**TO DO**
Search the listing below for the string "matplotlib" and show each line that contains it.

**INFORMATION SUPPLIED**
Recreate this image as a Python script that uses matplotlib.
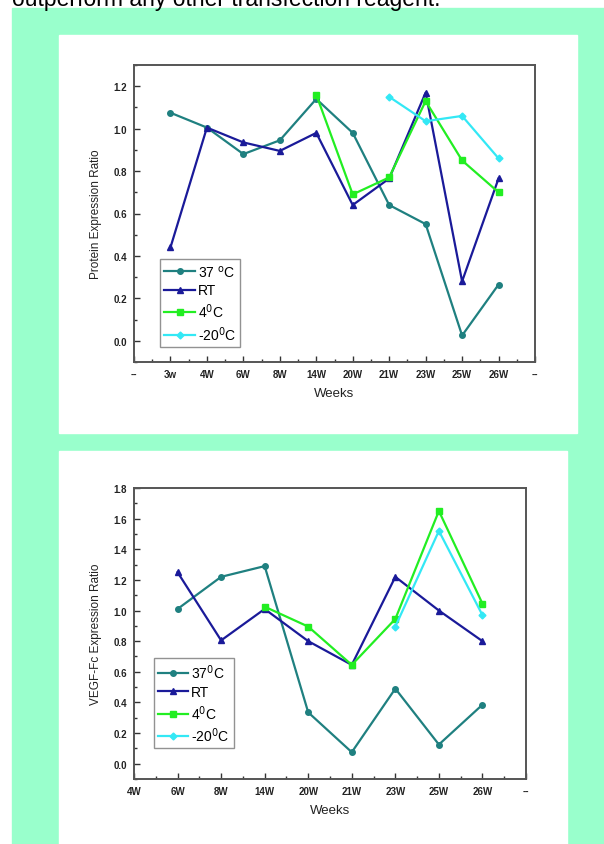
import matplotlib
matplotlib.use("Agg")
import matplotlib.pyplot as plt
from matplotlib.patches import Rectangle
from matplotlib.ticker import MultipleLocator, FixedLocator
import numpy as np

plt.rcParams['font.family'] = ['Liberation Sans', 'DejaVu Sans']

# ---- data: top chart (protein expression) ----
top_labels = ['--', '3w', '4W', '6W', '8W', '14W', '20W', '21W', '23W', '25W', '26W', '--']
top_37 = [1.075, 1.005, 0.88, 0.945, 1.14, 0.98, 0.64, 0.55, 0.025, 0.265]
top_rt = [0.44, 1.005, 0.935, 0.895, 0.98, 0.64, 0.765, 1.17, 0.28, 0.765]
top_4 = [1.16, 0.69, 0.77, 1.13, 0.85, 0.70]       # 14W .. 26W
top_m20 = [1.15, 1.035, 1.06, 0.86]                 # 21W .. 26W

# ---- data: bottom chart (VEGF-Fc expression) ----
bot_labels = ['4W', '6W', '8W', '14W', '20W', '21W', '23W', '25W', '26W', '--']
bot_37 = [1.01, 1.22, 1.29, 0.335, 0.075, 0.49, 0.125, 0.385]
bot_rt = [1.25, 0.805, 1.01, 0.80, 0.645, 1.22, 1.00, 0.80]
bot_4 = [1.025, 0.895, 0.645, 0.945, 1.65, 1.045]   # 14W .. 26W
bot_m20 = [0.895, 1.52, 0.97]                        # 23W .. 26W

c37 = '#1f8080'
crt = '#1a1a99'
c4 = '#22ee22'
cm20 = '#33e8f5'
green_bg = '#99ffcc'

W, H = 604, 845
fig = plt.figure(figsize=(W / 100, H / 100), dpi=100)

def box(x0, y0, x1, y1):
    # pixel box (from top-left) -> figure fraction
    return [x0 / W, 1 - y1 / H, (x1 - x0) / W, (y1 - y0) / H]

b = box(12, 9, 604, 845)
fig.patches.append(Rectangle((b[0], b[1]), b[2], b[3], transform=fig.transFigure,
                             color=green_bg, zorder=-3))
for pb in [box(59, 36, 577, 434), box(59, 452, 567, 845)]:
    fig.patches.append(Rectangle((pb[0], pb[1]), pb[2], pb[3], transform=fig.transFigure,
                                 color='white', zorder=-2))

fig.text(12 / W, 1 - 6 / H, 'outperform any other transfection reagent.',
         fontsize=16.5, va='baseline', ha='left', color='black')


def style(ax, labels, ylim, ymajor, yticks_max):
    ax.set_xlim(0, len(labels) - 1)
    ax.set_ylim(*ylim)
    ax.xaxis.set_major_locator(FixedLocator(range(len(labels))))
    ax.set_xticklabels(labels, fontsize=7, fontweight='bold', color='#222222')
    ax.xaxis.set_minor_locator(MultipleLocator(0.5))
    ax.set_yticks(np.arange(0, yticks_max + 0.01, ymajor))
    ax.set_yticklabels(['%.1f' % v for v in np.arange(0, yticks_max + 0.01, ymajor)],
                       fontsize=7, fontweight='bold', color='#222222')
    ax.yaxis.set_minor_locator(MultipleLocator(ymajor / 2))
    ax.tick_params(which='both', direction='in', top=False, right=False, color='#333333')
    ax.tick_params(which='major', length=4, width=1, pad=5)
    ax.tick_params(which='minor', length=2, width=1)
    for s in ax.spines.values():
        s.set_color('#555555')
        s.set_linewidth(1.4)
    ax.set_xlabel('Weeks', fontsize=9.5, color='#222222', labelpad=6)


lw = 1.6
ms = 4

# ---- top chart ----
ax1 = fig.add_axes(box(134, 66, 535, 363))
x = np.arange(1, 11)
ax1.plot(x, top_37, '-o', color=c37, lw=lw, ms=ms, label='37 $^{\\rm o}$C')
ax1.plot(x, top_rt, '-^', color=crt, lw=lw, ms=ms + 1, label='RT')
ax1.plot(x[4:], top_4, '-s', color=c4, lw=lw, ms=ms, label='4$^{\\rm 0}$C')
ax1.plot(x[6:], top_m20, '-D', color=cm20, lw=lw, ms=ms - 0.5, label='-20$^{\\rm 0}$C')
style(ax1, top_labels, (-0.1, 1.3), 0.2, 1.2)
ax1.set_ylabel('Protein Expression Ratio', fontsize=8.5, color='#222222', labelpad=8)
leg = ax1.legend(loc='lower left', bbox_to_anchor=(0.065, 0.05), fontsize=10,
                 frameon=True, fancybox=False, edgecolor='#777777',
                 handlelength=2.2, handletextpad=0.2, borderpad=0.3, labelspacing=0.3,
                 borderaxespad=0)
leg.get_frame().set_linewidth(1)

# ---- bottom chart ----
ax2 = fig.add_axes(box(134, 489, 526, 780))
x2 = np.arange(1, 9)
ax2.plot(x2, bot_37, '-o', color=c37, lw=lw, ms=ms, label='37$^{\\rm 0}$C')
ax2.plot(x2, bot_rt, '-^', color=crt, lw=lw, ms=ms + 1, label='RT')
ax2.plot(x2[2:], bot_4, '-s', color=c4, lw=lw, ms=ms, label='4$^{\\rm 0}$C')
ax2.plot(x2[5:], bot_m20, '-D', color=cm20, lw=lw, ms=ms - 0.5, label='-20$^{\\rm 0}$C')
style(ax2, bot_labels, (-0.1, 1.8), 0.2, 1.8)
ax2.set_ylabel('VEGF-Fc Expression Ratio', fontsize=8.5, color='#222222', labelpad=8)
leg2 = ax2.legend(loc='lower left', bbox_to_anchor=(0.05, 0.105), fontsize=10,
                  frameon=True, fancybox=False, edgecolor='#777777',
                  handlelength=2.2, handletextpad=0.2, borderpad=0.3, labelspacing=0.3,
                  borderaxespad=0)
leg2.get_frame().set_linewidth(1)

fig.savefig('out.png', dpi=100)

**EXPECTED ANSWER**
Recreate this image as a Python script that uses matplotlib.
import matplotlib
matplotlib.use("Agg")
import matplotlib.pyplot as plt
from matplotlib.patches import Rectangle
from matplotlib.ticker import MultipleLocator, FixedLocator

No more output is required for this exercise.